Restate the material word for word and leave out anything that is a picture.
======== Exercise material
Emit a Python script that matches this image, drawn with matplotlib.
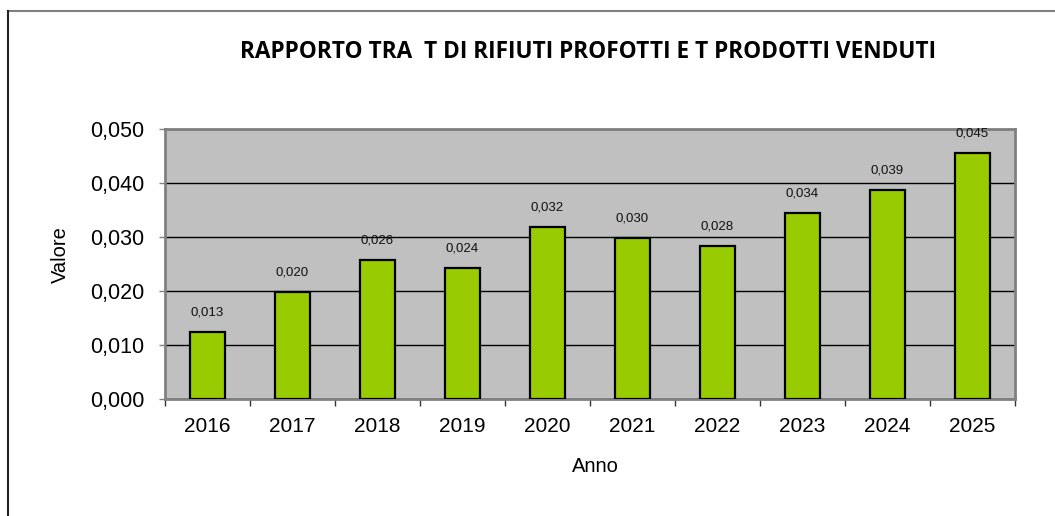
import matplotlib.pyplot as plt
from matplotlib.ticker import FuncFormatter, MultipleLocator, FixedLocator
from matplotlib.lines import Line2D

years = ["2016", "2017", "2018", "2019", "2020", "2021", "2022", "2023", "2024", "2025"]
values = [0.0125, 0.0198, 0.0258, 0.0243, 0.0318, 0.0298, 0.0284, 0.0345, 0.0387, 0.0455]
labels = ["0,013", "0,020", "0,026", "0,024", "0,032", "0,030", "0,028", "0,034", "0,039", "0,045"]

plt.rcParams['font.family'] = ['Liberation Sans', 'DejaVu Sans']

fig = plt.figure(figsize=(10.55, 5.16), dpi=100)
ax = fig.add_axes([165 / 1055, 1 - 399.3 / 516, 850 / 1055, 270.3 / 516])
ax.set_facecolor("#C0C0C0")

x = list(range(len(years)))
bars = ax.bar(x, values, width=0.41, color="#99CC00", edgecolor="black", linewidth=1.6, zorder=3)

for xi, v, lab in zip(x, values, labels):
    ax.annotate(lab, (xi, v), xytext=(0, 14), textcoords="offset points",
                ha="center", va="center", fontsize=9.5, color="#111111")

ax.set_xlim(-0.5, len(years) - 0.5)
ax.set_ylim(0, 0.05)
ax.yaxis.set_major_locator(MultipleLocator(0.01))
ax.yaxis.set_major_formatter(FuncFormatter(lambda v, p: f"{v:.3f}".replace(".", ",")))
ax.grid(axis="y", color="black", linewidth=1.0, zorder=1)
ax.set_axisbelow(True)

ax.set_xticks(x)
ax.set_xticklabels(years)
ax.xaxis.set_minor_locator(FixedLocator([i - 0.5 for i in range(len(years) + 1)]))
ax.tick_params(axis="x", which="major", length=0, pad=12.5, labelsize=15)
ax.tick_params(axis="x", which="minor", length=5, width=1, color="#333333", direction="out")
ax.tick_params(axis="y", length=4, width=1, color="#808080", direction="out", pad=11, labelsize=15.5)

for side in ["left", "bottom", "top", "right"]:
    ax.spines[side].set_color("#808080")
    ax.spines[side].set_linewidth(2)

# axis titles
fig.text(60 / 1055, 1 - 255 / 516, "Valore", ha="center", va="center", rotation=90, fontsize=14.5)
fig.text(595 / 1055, 1 - 467 / 516, "Anno", ha="center", va="center", fontsize=14.5)

fig.text(588 / 1055, 1 - 52 / 516, "RAPPORTO TRA  T DI RIFIUTI PROFOTTI E T PRODOTTI VENDUTI",
         ha="center", va="center", fontsize=16.3, fontweight="bold",
         family=['Open Sans', 'DejaVu Sans'])

# frame lines of the chart area
fig.add_artist(Line2D([8 / 1055, 1], [1 - 11 / 516, 1 - 11 / 516], color="#808080", linewidth=1.5))
fig.add_artist(Line2D([8 / 1055, 8 / 1055], [0, 1 - 11 / 516], color="#222222", linewidth=1.5))

fig.savefig("out.png", dpi=100)
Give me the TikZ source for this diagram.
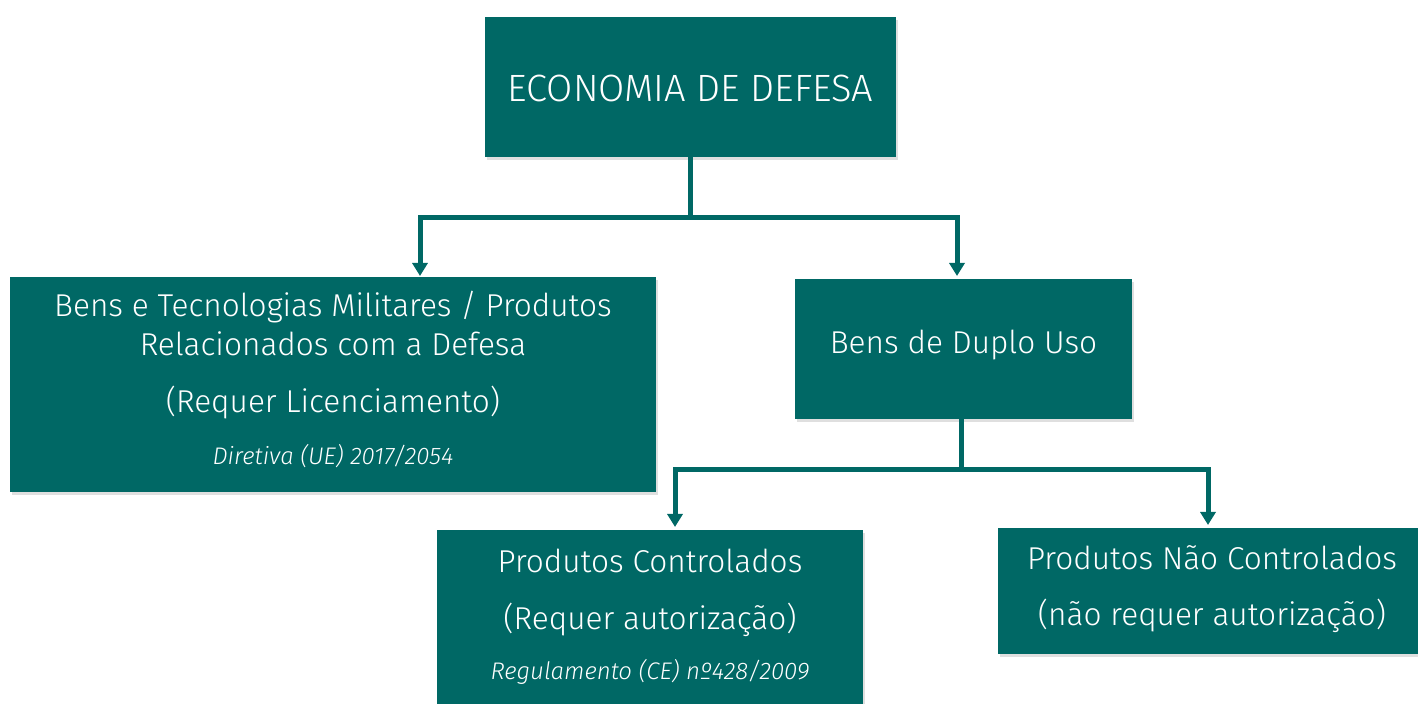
\documentclass[tikz,border=0pt]{standalone}
\usepackage{fontspec}
\IfFontExistsTF{Fira Sans Light}{\setmainfont{Fira Sans Light}[ItalicFont={Fira Sans Light Italic}]}{\setmainfont{Fira Sans}}
\usetikzlibrary{arrows.meta,shadows}
\definecolor{teal}{RGB}{0,104,101}
\tikzset{
  box/.style={fill=teal, draw=none, inner sep=0pt,
    drop shadow={opacity=0.25, shadow xshift=1pt, shadow yshift=-1.5pt}},
  lbl/.style={text=white, inner sep=0pt, anchor=center},
  main/.style={lbl, font=\fontsize{15.8}{18}\selectfont},
  ref/.style={lbl, font=\fontsize{12}{14}\selectfont\itshape},
  conn/.style={draw=teal, line width=2.5pt},
  arr/.style={conn, -{Triangle[width=7.5pt,length=6.5pt]}},
}
\begin{document}
\begin{tikzpicture}[x=0.5pt,y=-0.5pt]
\useasboundingbox (0,0) rectangle (1418,704);
% boxes
\node[box, minimum width=205.5pt, minimum height=70pt] (top) at (690.5,87) {};
\node[box, minimum width=323pt, minimum height=107.5pt] (left) at (333,384.5) {};
\node[box, minimum width=168.5pt, minimum height=70pt] (duplo) at (963.5,349) {};
\node[box, minimum width=213pt, minimum height=90pt] (ctrl) at (650,620) {};
\node[box, minimum width=210pt, minimum height=63pt] (nctrl) at (1208,591) {};
% texts
\node[lbl, font=\fontsize{19}{22}\selectfont] (t0) at (690.5,88) {ECONOMIA DE DEFESA};
\node[main] (t1) at (333,307) {Bens e Tecnologias Militares / Produtos};
\node[main] (t2) at (333,344) {Relacionados com a Defesa};
\node[main] (t3) at (333,403) {(Requer Licenciamento)};
\node[ref] (t4) at (333,456) {Diretiva (UE) 2017/2054};
\node[main] (t5) at (963.5,345) {Bens de Duplo Uso};
\node[main] (t6) at (650,561) {Produtos Controlados};
\node[main] (t7) at (650,620) {(Requer autorização)};
\node[ref] (t8) at (650,672) {Regulamento (CE) nº428/2009};
\node[main] (t9) at (1212,558) {Produtos Não Controlados};
\node[main] (t10) at (1212,616) {(não requer autorização)};
% connectors
\coordinate (j1) at (690,218);
\coordinate (a1) at (420,276);
\coordinate (a2) at (957,276);
\draw[conn] (top.south -| j1) -- ([yshift=-1.25pt]j1);
\draw[arr] (j1) -| (a1);
\draw[arr] (j1) -| (a2);
\coordinate (j2) at (961,470);
\coordinate (a3) at (675,527);
\coordinate (a4) at (1208,525);
\draw[conn] (duplo.south -| j2) -- ([yshift=-1.25pt]j2);
\draw[arr] (j2) -| (a3);
\draw[arr] (j2) -| (a4);
\end{tikzpicture}
\end{document}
================
Result =
Emit a Python script that matches this image, drawn with matplotlib.
import matplotlib.pyplot as plt
from matplotlib.ticker import FuncFormatter, MultipleLocator, FixedLocator
from matplotlib.lines import Line2D

years = ["2016", "2017", "2018", "2019", "2020", "2021", "2022", "2023", "2024", "2025"]
values = [0.0125, 0.0198, 0.0258, 0.0243, 0.0318, 0.0298, 0.0284, 0.0345, 0.0387, 0.0455]
labels = ["0,013", "0,020", "0,026", "0,024", "0,032", "0,030", "0,028", "0,034", "0,039", "0,045"]

plt.rcParams['font.family'] = ['Liberation Sans', 'DejaVu Sans']

fig = plt.figure(figsize=(10.55, 5.16), dpi=100)
ax = fig.add_axes([165 / 1055, 1 - 399.3 / 516, 850 / 1055, 270.3 / 516])
ax.set_facecolor("#C0C0C0")

x = list(range(len(years)))
bars = ax.bar(x, values, width=0.41, color="#99CC00", edgecolor="black", linewidth=1.6, zorder=3)

for xi, v, lab in zip(x, values, labels):
    ax.annotate(lab, (xi, v), xytext=(0, 14), textcoords="offset points",
                ha="center", va="center", fontsize=9.5, color="#111111")

ax.set_xlim(-0.5, len(years) - 0.5)
ax.set_ylim(0, 0.05)
ax.yaxis.set_major_locator(MultipleLocator(0.01))
ax.yaxis.set_major_formatter(FuncFormatter(lambda v, p: f"{v:.3f}".replace(".", ",")))
ax.grid(axis="y", color="black", linewidth=1.0, zorder=1)
ax.set_axisbelow(True)

ax.set_xticks(x)
ax.set_xticklabels(years)
ax.xaxis.set_minor_locator(FixedLocator([i - 0.5 for i in range(len(years) + 1)]))
ax.tick_params(axis="x", which="major", length=0, pad=12.5, labelsize=15)
ax.tick_params(axis="x", which="minor", length=5, width=1, color="#333333", direction="out")
ax.tick_params(axis="y", length=4, width=1, color="#808080", direction="out", pad=11, labelsize=15.5)

for side in ["left", "bottom", "top", "right"]:
    ax.spines[side].set_color("#808080")
    ax.spines[side].set_linewidth(2)

# axis titles
fig.text(60 / 1055, 1 - 255 / 516, "Valore", ha="center", va="center", rotation=90, fontsize=14.5)
fig.text(595 / 1055, 1 - 467 / 516, "Anno", ha="center", va="center", fontsize=14.5)

fig.text(588 / 1055, 1 - 52 / 516, "RAPPORTO TRA  T DI RIFIUTI PROFOTTI E T PRODOTTI VENDUTI",
         ha="center", va="center", fontsize=16.3, fontweight="bold",
         family=['Open Sans', 'DejaVu Sans'])

# frame lines of the chart area
fig.add_artist(Line2D([8 / 1055, 1], [1 - 11 / 516, 1 - 11 / 516], color="#808080", linewidth=1.5))
fig.add_artist(Line2D([8 / 1055, 8 / 1055], [0, 1 - 11 / 516], color="#222222", linewidth=1.5))

fig.savefig("out.png", dpi=100)
Give me the TikZ source for this diagram.
\documentclass[tikz,border=0pt]{standalone}
\usepackage{fontspec}
\IfFontExistsTF{Fira Sans Light}{\setmainfont{Fira Sans Light}[ItalicFont={Fira Sans Light Italic}]}{\setmainfont{Fira Sans}}
\usetikzlibrary{arrows.meta,shadows}
\definecolor{teal}{RGB}{0,104,101}
\tikzset{
  box/.style={fill=teal, draw=none, inner sep=0pt,
    drop shadow={opacity=0.25, shadow xshift=1pt, shadow yshift=-1.5pt}},
  lbl/.style={text=white, inner sep=0pt, anchor=center},
  main/.style={lbl, font=\fontsize{15.8}{18}\selectfont},
  ref/.style={lbl, font=\fontsize{12}{14}\selectfont\itshape},
  conn/.style={draw=teal, line width=2.5pt},
  arr/.style={conn, -{Triangle[width=7.5pt,length=6.5pt]}},
}
\begin{document}
\begin{tikzpicture}[x=0.5pt,y=-0.5pt]
\useasboundingbox (0,0) rectangle (1418,704);
% boxes
\node[box, minimum width=205.5pt, minimum height=70pt] (top) at (690.5,87) {};
\node[box, minimum width=323pt, minimum height=107.5pt] (left) at (333,384.5) {};
\node[box, minimum width=168.5pt, minimum height=70pt] (duplo) at (963.5,349) {};
\node[box, minimum width=213pt, minimum height=90pt] (ctrl) at (650,620) {};
\node[box, minimum width=210pt, minimum height=63pt] (nctrl) at (1208,591) {};
% texts
\node[lbl, font=\fontsize{19}{22}\selectfont] (t0) at (690.5,88) {ECONOMIA DE DEFESA};
\node[main] (t1) at (333,307) {Bens e Tecnologias Militares / Produtos};
\node[main] (t2) at (333,344) {Relacionados com a Defesa};
\node[main] (t3) at (333,403) {(Requer Licenciamento)};
\node[ref] (t4) at (333,456) {Diretiva (UE) 2017/2054};
\node[main] (t5) at (963.5,345) {Bens de Duplo Uso};
\node[main] (t6) at (650,561) {Produtos Controlados};
\node[main] (t7) at (650,620) {(Requer autorização)};
\node[ref] (t8) at (650,672) {Regulamento (CE) nº428/2009};
\node[main] (t9) at (1212,558) {Produtos Não Controlados};
\node[main] (t10) at (1212,616) {(não requer autorização)};
% connectors
\coordinate (j1) at (690,218);
\coordinate (a1) at (420,276);
\coordinate (a2) at (957,276);
\draw[conn] (top.south -| j1) -- ([yshift=-1.25pt]j1);
\draw[arr] (j1) -| (a1);
\draw[arr] (j1) -| (a2);
\coordinate (j2) at (961,470);
\coordinate (a3) at (675,527);
\coordinate (a4) at (1208,525);
\draw[conn] (duplo.south -| j2) -- ([yshift=-1.25pt]j2);
\draw[arr] (j2) -| (a3);
\draw[arr] (j2) -| (a4);
\end{tikzpicture}
\end{document}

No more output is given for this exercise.